Katya Apekina: The Deeper the Water the Uglier the Fish
I think this one might have been mentioned on one of those ‘under the radar’ books of 2018. It sounds like a pretty hard-hitting story: two young girls who are sent to live with their estranged father after their mother’s suicide attempt. Besides, I’m always fascinated by people who write in languages other than their mothertongue (same applies for Sdrigotti, above).
Penelope Skinner: Linda
I saw this performed in November and discovered that there is a script published by Faber and Faber.
Shirley Hazzard: The Transit of Venus
I’ve read Hazzard’s satire about the United Nations bureaucracy in People in Glass Houses and her look at Anglo expat life in Italy in The Bay of Noon. She has a great eye for human foibles, but above all such stylish and precise sentences! She was mentioned in The Paris Review’s annual round-up of favourite reads and I realised that I’d quite like to read her book about two Australian sisters coming to live in England.
Ralph Dutli: Soutines letzte Fahrt (Soutine’s Last Journey)
When I wrote about seeing a Soutine exhibition at the Courtauld roughly a year ago, one of my blogger friends Shigekuni (aka Marcel Imhoff) drew my attention to this novel about the last few weeks of Soutine’s life, as he goes back to occupied Paris in 1943 for a potentially life-saving operation. On the way, in a morphine-induced haze, he remembers his childhood and life in exile.
From the Library:
C.J. Sansom: Lamentation
Would you be shocked to hear that I’ve never read any of C.J. Sansom’s historical fiction? I read Dominion, his alternate take on post-war Britain as a satellite state of Nazi Germany (and was not that fond of it). However, so many people whose opinion I respect have raved about his most recent novel Tombland and just generally about the Shardlake series, that I felt I had to give him the benefit of the doubt.
Elif Batuman: The Idiot
I’ve been meaning to read this book ever since I saw it shortlisted for the Women’s Prize for Fiction in the UK and for the Pulitzer Prize in the US. But mostly because it’s about a foreigner attending college in the US and trying to adapt to another culture. I cannot resist those ‘intercultural dialogues and misunderstandings’ themes. In the meantime, 180 pages in I realised that most of it was so dull that it didn’t make up for the few flashes of insight. So I abandoned it.
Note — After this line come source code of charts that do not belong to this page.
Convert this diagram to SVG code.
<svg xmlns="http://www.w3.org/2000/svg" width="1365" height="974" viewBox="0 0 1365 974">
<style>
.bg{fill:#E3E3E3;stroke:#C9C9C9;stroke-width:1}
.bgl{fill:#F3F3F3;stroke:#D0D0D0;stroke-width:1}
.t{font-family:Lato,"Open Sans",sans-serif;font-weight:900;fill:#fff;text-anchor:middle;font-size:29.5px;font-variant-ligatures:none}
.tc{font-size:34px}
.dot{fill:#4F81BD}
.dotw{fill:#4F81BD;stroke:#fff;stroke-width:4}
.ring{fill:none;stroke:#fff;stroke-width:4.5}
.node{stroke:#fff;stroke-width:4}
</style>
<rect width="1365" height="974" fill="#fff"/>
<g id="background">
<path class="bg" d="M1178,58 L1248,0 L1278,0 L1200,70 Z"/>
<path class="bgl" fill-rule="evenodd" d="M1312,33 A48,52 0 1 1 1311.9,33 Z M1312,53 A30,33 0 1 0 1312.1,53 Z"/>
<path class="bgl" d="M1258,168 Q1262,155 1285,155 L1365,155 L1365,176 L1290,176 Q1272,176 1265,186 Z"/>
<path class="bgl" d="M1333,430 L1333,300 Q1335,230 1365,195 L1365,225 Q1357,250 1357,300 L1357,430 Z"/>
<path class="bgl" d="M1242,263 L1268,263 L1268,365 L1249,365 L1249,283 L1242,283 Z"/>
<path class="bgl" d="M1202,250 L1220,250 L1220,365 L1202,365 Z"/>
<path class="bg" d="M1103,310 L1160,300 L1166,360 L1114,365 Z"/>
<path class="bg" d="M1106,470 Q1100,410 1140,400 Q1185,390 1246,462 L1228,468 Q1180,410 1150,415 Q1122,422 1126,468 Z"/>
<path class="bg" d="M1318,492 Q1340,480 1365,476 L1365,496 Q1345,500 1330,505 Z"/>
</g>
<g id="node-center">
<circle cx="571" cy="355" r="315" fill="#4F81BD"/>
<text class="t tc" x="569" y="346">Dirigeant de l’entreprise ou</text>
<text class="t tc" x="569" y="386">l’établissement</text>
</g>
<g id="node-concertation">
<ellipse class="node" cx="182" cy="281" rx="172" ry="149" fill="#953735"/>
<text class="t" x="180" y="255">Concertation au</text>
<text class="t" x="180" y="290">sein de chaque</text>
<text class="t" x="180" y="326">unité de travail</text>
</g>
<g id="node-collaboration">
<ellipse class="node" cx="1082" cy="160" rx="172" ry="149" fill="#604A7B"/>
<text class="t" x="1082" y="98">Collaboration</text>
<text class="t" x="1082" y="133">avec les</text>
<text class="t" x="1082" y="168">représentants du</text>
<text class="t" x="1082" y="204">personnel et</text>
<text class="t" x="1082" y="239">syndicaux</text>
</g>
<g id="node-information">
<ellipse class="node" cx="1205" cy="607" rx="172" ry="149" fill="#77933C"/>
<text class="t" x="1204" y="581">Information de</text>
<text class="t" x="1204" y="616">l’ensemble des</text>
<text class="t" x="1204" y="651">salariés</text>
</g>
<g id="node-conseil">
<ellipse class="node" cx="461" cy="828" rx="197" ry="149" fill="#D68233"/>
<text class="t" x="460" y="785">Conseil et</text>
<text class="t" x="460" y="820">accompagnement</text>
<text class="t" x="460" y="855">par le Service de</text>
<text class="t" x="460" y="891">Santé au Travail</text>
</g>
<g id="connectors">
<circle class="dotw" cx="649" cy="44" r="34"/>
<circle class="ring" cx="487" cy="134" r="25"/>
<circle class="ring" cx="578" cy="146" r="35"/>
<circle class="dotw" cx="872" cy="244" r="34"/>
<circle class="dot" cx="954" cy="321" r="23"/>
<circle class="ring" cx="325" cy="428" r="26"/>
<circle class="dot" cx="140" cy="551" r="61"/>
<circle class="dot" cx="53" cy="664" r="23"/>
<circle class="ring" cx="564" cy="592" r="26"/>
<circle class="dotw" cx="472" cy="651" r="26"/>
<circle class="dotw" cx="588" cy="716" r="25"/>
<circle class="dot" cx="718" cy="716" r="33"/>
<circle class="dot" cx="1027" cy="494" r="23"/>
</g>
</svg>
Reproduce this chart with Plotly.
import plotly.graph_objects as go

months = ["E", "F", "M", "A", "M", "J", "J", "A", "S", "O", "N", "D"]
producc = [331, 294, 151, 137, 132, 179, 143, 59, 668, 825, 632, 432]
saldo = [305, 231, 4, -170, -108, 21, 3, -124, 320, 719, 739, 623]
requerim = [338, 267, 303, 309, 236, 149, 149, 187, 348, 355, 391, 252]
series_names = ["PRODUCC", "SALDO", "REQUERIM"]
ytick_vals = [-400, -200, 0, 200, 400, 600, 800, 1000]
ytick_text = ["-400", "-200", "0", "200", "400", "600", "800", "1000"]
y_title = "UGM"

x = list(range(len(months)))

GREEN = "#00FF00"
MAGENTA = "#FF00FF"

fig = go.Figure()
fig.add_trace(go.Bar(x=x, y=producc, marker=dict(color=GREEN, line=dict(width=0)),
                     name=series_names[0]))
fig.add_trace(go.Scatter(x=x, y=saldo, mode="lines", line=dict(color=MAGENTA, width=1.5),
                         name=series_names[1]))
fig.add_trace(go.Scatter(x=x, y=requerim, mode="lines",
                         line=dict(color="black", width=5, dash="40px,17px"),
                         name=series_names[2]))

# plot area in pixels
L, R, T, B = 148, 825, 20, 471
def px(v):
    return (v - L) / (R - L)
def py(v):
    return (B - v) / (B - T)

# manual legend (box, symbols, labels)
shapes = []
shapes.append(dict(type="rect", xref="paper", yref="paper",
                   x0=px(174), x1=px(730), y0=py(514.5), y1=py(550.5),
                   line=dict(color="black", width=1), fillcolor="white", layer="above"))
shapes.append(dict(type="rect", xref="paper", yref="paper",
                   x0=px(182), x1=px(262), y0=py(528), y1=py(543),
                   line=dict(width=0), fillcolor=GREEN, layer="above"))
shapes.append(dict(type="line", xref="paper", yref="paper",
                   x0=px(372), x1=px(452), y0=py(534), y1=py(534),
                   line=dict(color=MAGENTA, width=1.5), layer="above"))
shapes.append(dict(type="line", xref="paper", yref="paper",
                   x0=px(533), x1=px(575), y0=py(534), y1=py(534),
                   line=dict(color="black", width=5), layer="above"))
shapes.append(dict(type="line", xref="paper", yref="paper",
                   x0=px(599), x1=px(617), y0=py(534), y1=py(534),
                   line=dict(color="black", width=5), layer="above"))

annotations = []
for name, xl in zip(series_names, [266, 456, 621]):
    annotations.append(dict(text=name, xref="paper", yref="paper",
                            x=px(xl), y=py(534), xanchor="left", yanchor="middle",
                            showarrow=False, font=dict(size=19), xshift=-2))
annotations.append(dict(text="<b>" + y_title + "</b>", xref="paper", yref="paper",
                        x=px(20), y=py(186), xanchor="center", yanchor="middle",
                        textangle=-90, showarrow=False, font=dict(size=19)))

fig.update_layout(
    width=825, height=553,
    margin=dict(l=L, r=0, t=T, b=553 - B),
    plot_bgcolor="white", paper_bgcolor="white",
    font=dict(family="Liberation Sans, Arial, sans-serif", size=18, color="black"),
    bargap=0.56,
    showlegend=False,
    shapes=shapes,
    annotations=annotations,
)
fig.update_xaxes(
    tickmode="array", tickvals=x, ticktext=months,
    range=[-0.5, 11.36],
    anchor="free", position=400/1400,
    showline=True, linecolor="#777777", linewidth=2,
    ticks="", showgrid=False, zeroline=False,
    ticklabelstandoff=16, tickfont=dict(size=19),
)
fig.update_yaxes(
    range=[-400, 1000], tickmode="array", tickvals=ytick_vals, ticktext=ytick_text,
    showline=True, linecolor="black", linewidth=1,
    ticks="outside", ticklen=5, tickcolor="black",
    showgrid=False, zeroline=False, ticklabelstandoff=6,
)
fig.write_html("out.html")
Claire Fuller: Bitter Orange
Simmering resentments and darkness, atmospheric, and the story of friendships knitted in the late 1960s – a good companion piece, perhaps to Sigrid Nunez The Last of Her Kind. I’ll read the two of them together.
I hardly dare to add up the total number of unread books lurking on my shelves, chests of drawers, bedside tables, in artistic piles on the floor etc. Suffice it to say that I think I might have a book to see me through every single day of 2019! So let’s get cracking!